It's less of a designed-in behaviour and more of a consequence of other decisions.
A match
arm takes a series of patterns, and evaluates whichever body follows from the first pattern in the list that accepts the value (msg
, in your case). "Pattern" is a very broad category - it includes literal values (2
), but also compound values, and, critically, placeholders.
Placeholders are useful: they let the body of the match arm operate on parts of the matched value. Unfortunately, they share syntax with other kinds of language item: the token WM_DESTROY
may be a placeholder, but it may also be an existing variable, a constant, a type name, a trait name, a function name, or any of a few other things. The distinction rests on what's in scope at that point: if WM_DESTROY
is a new symbol, then it's treated as a placeholder and defines a new symbol for the resulting variable binding, while if it's a symbol already in scope, then it is that symbol.
This is a known hazard with match
statements and other pattern-matching operations, which is why clippy
has a lint for it, but it's pretty damned near impossible to fix without seriously hampering the ergonomics of pattern-matching for at least some common purposes, and without breaking a lot of existing code.

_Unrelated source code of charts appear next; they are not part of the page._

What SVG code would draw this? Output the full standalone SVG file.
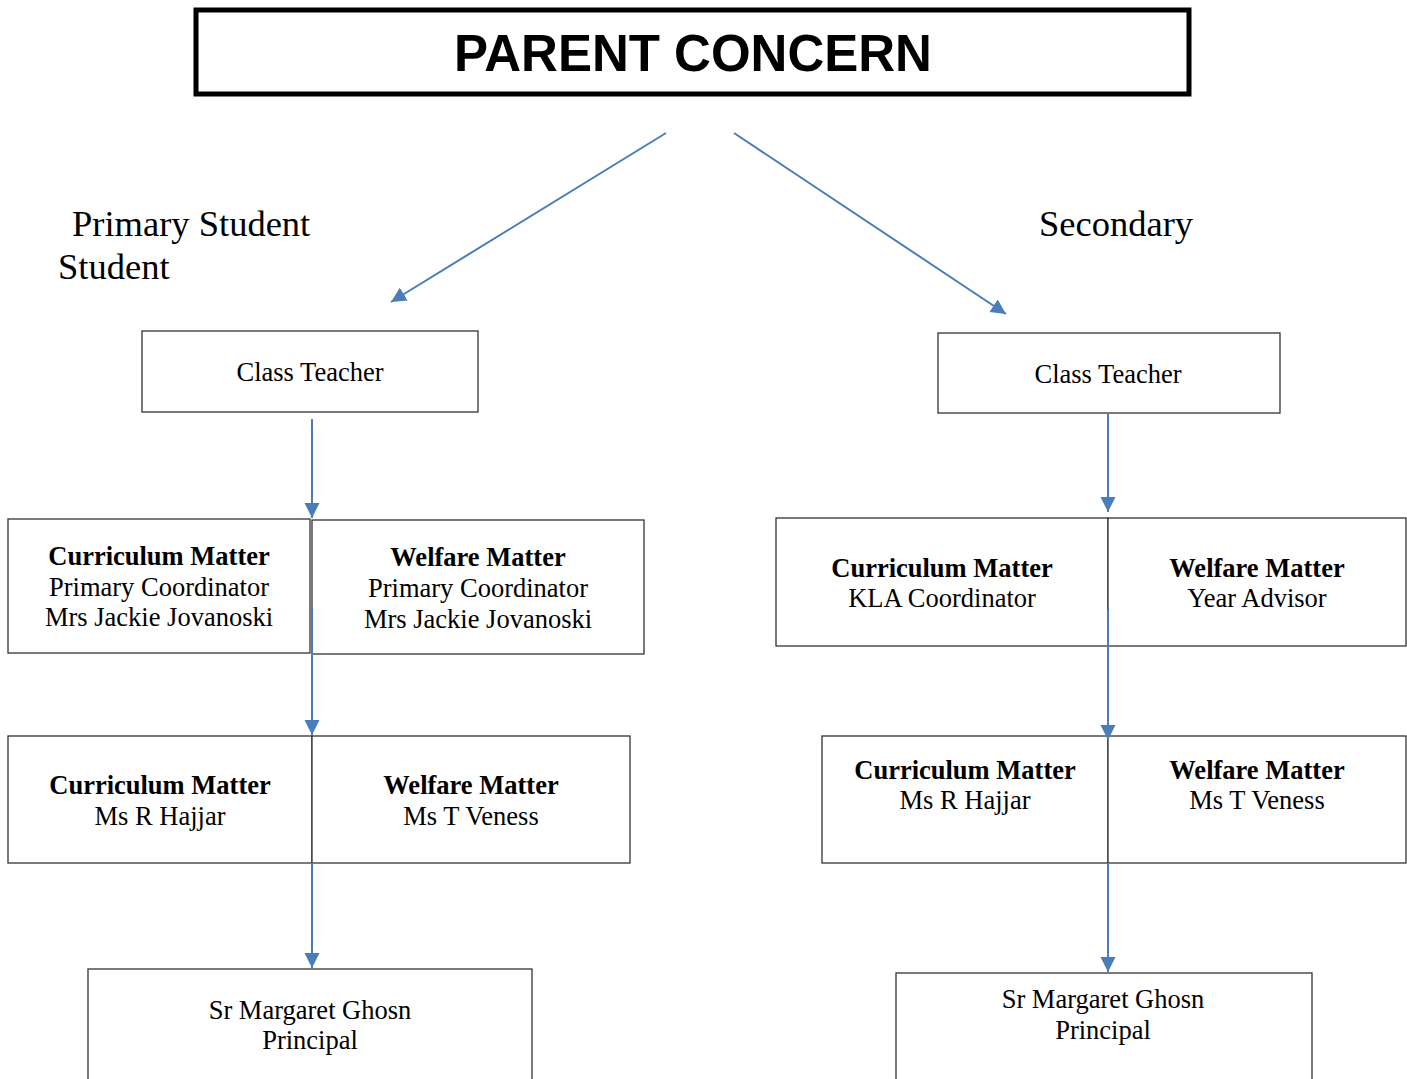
<svg xmlns="http://www.w3.org/2000/svg" width="1407" height="1079" viewBox="0 0 1407 1079">
<style>
.box{fill:#fff;stroke:#333;stroke-width:1.3}
.t{font-family:"Liberation Serif","Times New Roman",serif;font-size:26.5px;fill:#000;text-anchor:middle}
.b{font-weight:bold}
.lbl{font-family:"Liberation Serif","Times New Roman",serif;font-size:36.5px;fill:#000}
.c{stroke:#4a7ebb;stroke-width:2;fill:none;marker-end:url(#ah)}
</style>
<defs>
<marker id="ah" viewBox="0 0 10 10" refX="10" refY="5" markerWidth="7.5" markerHeight="8" markerUnits="strokeWidth" orient="auto">
<path d="M0,0 L10,5 L0,10 z" fill="#4a7ebb"/>
</marker>
</defs>
<rect width="1407" height="1079" fill="#fff"/>
<g id="title">
<rect x="196" y="10" width="993" height="84" fill="#fff" stroke="#000" stroke-width="5"/>
<text x="693" y="71" font-family="Liberation Sans,Arial,sans-serif" font-weight="bold" font-size="51" text-anchor="middle">PARENT CONCERN</text>
</g>
<g id="label-primary">
<text class="lbl" x="72" y="236">Primary Student</text>
<text class="lbl" x="58" y="279">Student</text>
</g>
<g id="label-secondary">
<text class="lbl" x="1039" y="236">Secondary</text>
</g>
<g id="p-class">
<rect class="box" x="142" y="331" width="336" height="81"/>
<text class="t" x="310" y="381">Class Teacher</text>
</g>
<g id="s-class">
<rect class="box" x="938" y="333" width="342" height="80"/>
<text class="t" x="1108" y="383">Class Teacher</text>
</g>
<g id="p-curr1">
<rect class="box" x="8" y="519" width="302" height="134"/>
<text class="t b" x="159" y="565">Curriculum Matter</text>
<text class="t" x="159" y="596">Primary Coordinator</text>
<text class="t" x="159" y="626">Mrs Jackie Jovanoski</text>
</g>
<g id="p-welf1">
<rect class="box" x="312" y="520" width="332" height="134"/>
<text class="t b" x="478" y="566">Welfare Matter</text>
<text class="t" x="478" y="597">Primary Coordinator</text>
<text class="t" x="478" y="628">Mrs Jackie Jovanoski</text>
</g>
<g id="p-curr2">
<rect class="box" x="8" y="736" width="304" height="127"/>
<text class="t b" x="160" y="794">Curriculum Matter</text>
<text class="t" x="160" y="825">Ms R Hajjar</text>
</g>
<g id="p-welf2">
<rect class="box" x="312" y="736" width="318" height="127"/>
<text class="t b" x="471" y="794">Welfare Matter</text>
<text class="t" x="471" y="825">Ms T Veness</text>
</g>
<g id="p-principal">
<rect class="box" x="88" y="969" width="444" height="115"/>
<text class="t" x="310" y="1019">Sr Margaret Ghosn</text>
<text class="t" x="310" y="1049">Principal</text>
</g>
<g id="s-curr1">
<rect class="box" x="776" y="518" width="332" height="128"/>
<text class="t b" x="942" y="577">Curriculum Matter</text>
<text class="t" x="942" y="607">KLA Coordinator</text>
</g>
<g id="s-welf1">
<rect class="box" x="1108" y="518" width="298" height="128"/>
<text class="t b" x="1257" y="577">Welfare Matter</text>
<text class="t" x="1257" y="607">Year Advisor</text>
</g>
<g id="s-curr2">
<rect class="box" x="822" y="736" width="286" height="127"/>
<text class="t b" x="965" y="779">Curriculum Matter</text>
<text class="t" x="965" y="809">Ms R Hajjar</text>
</g>
<g id="s-welf2">
<rect class="box" x="1108" y="736" width="298" height="127"/>
<text class="t b" x="1257" y="779">Welfare Matter</text>
<text class="t" x="1257" y="809">Ms T Veness</text>
</g>
<g id="s-principal">
<rect class="box" x="896" y="973" width="416" height="115"/>
<text class="t" x="1103" y="1008">Sr Margaret Ghosn</text>
<text class="t" x="1103" y="1039">Principal</text>
</g>
<g id="connectors">
<line class="c" x1="666" y1="133" x2="391" y2="302"/>
<line class="c" x1="734" y1="133" x2="1006" y2="314"/>
<line class="c" x1="312" y1="419" x2="312" y2="518"/>
<line class="c" x1="312" y1="608" x2="312" y2="735"/>
<line class="c" x1="312" y1="863" x2="312" y2="968"/>
<line class="c" x1="1108" y1="413" x2="1108" y2="512"/>
<line class="c" x1="1108" y1="610" x2="1108" y2="740"/>
<line class="c" x1="1108" y1="863" x2="1108" y2="972"/>
</g>
</svg>
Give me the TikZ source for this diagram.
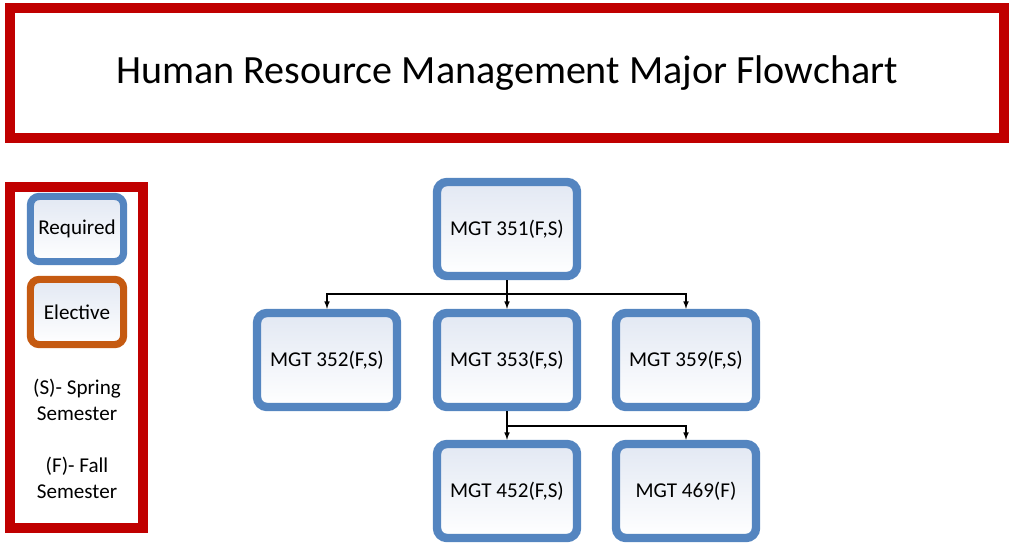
\documentclass[tikz,border=0pt]{standalone}
\usepackage{fontspec}
\setmainfont{Carlito}
\definecolor{frame}{RGB}{192,0,0}
\definecolor{req}{RGB}{84,133,192}
\definecolor{elec}{RGB}{197,90,17}
\definecolor{tint}{RGB}{226,232,243}

\begin{document}
\begin{tikzpicture}[x=0.025cm, y=-0.025cm,
  every node/.style={font=\fontsize{15}{18}\selectfont},
  course/.style={draw=req, line width=0.21cm, rounded corners=0.25cm, top color=tint, bottom color=white, minimum width=3.5cm, minimum height=2.35cm},
  key/.style={line width=0.18cm, rounded corners=0.22cm, top color=tint, bottom color=white, minimum width=2.33cm, minimum height=1.63cm}]
  \useasboundingbox (0,0) rectangle (1012,545);
  \node[draw=frame, line width=0.25cm, minimum width=24.85cm, minimum height=3.25cm, font=\fontsize{28.5}{34}\selectfont] (title) at (507,73) {Human Resource Management Major Flowchart};
  \node[draw=frame, line width=0.25cm, minimum width=3.325cm, minimum height=8.525cm] (legend) at (76.5,357.5) {};
  \node[key, draw=req] (required) at (77,229) {Required};
  \node[key, draw=elec] (elective) at (77,312) {Elective};
  \node[align=center] (spring) at (77,400) {(S)- Spring\\Semester};
  \node[align=center] (fall) at (77,478) {(F)- Fall\\Semester};
  \node[course] (351) at (507,229) {MGT 351(F,S)};
  \node[course] (352) at (327,360) {MGT 352(F,S)};
  \node[course] (353) at (507,360) {MGT 353(F,S)};
  \node[course] (359) at (686,360) {MGT 359(F,S)};
  \node[course] (452) at (507,491) {MGT 452(F,S)};
  \node[course] (469) at (686,491) {MGT 469(F)};
  \coordinate (j1) at (507,294);
  \coordinate (j2) at (507,426);
  \draw[line width=0.8pt] (351) -- (j1);
  \draw[line width=0.8pt, -latex] (j1) -- (353);
  \draw[line width=0.8pt, -latex] (j1) -| (352);
  \draw[line width=0.8pt, -latex] (j1) -| (359);
  \draw[line width=0.8pt] (353) -- (j2);
  \draw[line width=0.8pt, -latex] (j2) -- (452);
  \draw[line width=0.8pt, -latex] (j2) -| (469);
\end{tikzpicture}
\end{document}
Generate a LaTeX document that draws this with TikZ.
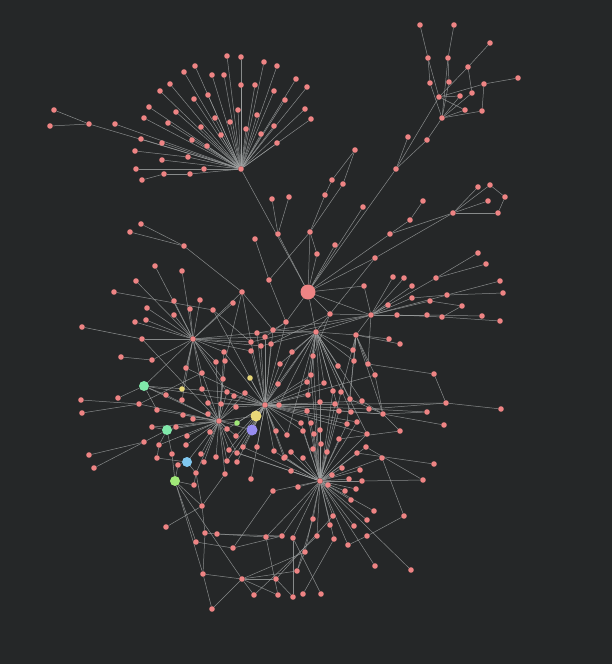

As for utility, a pattern consisting of a bare placeholder is useful for catch-all patterns, usually at the end of a match
:
match msg {
// imagine several arms here for various window messages
WindowsAndMessaging::WM_DESTROY => { todo!("destroy window"); },
other => {
eprintln!("Ignoring unnexpected window message: {other:#?}");
}
}
While you might not leave that code in place permanently, a catch-all arm like that lets you see what your program is actually doing during development, and might be crucial to figuring out how the documentation lines up with reality. WM_DESTROY
, when interpreted as a placeholder, has exactly the same "purpose," only in your program, it's being interpreted that way by accident rather than by intent.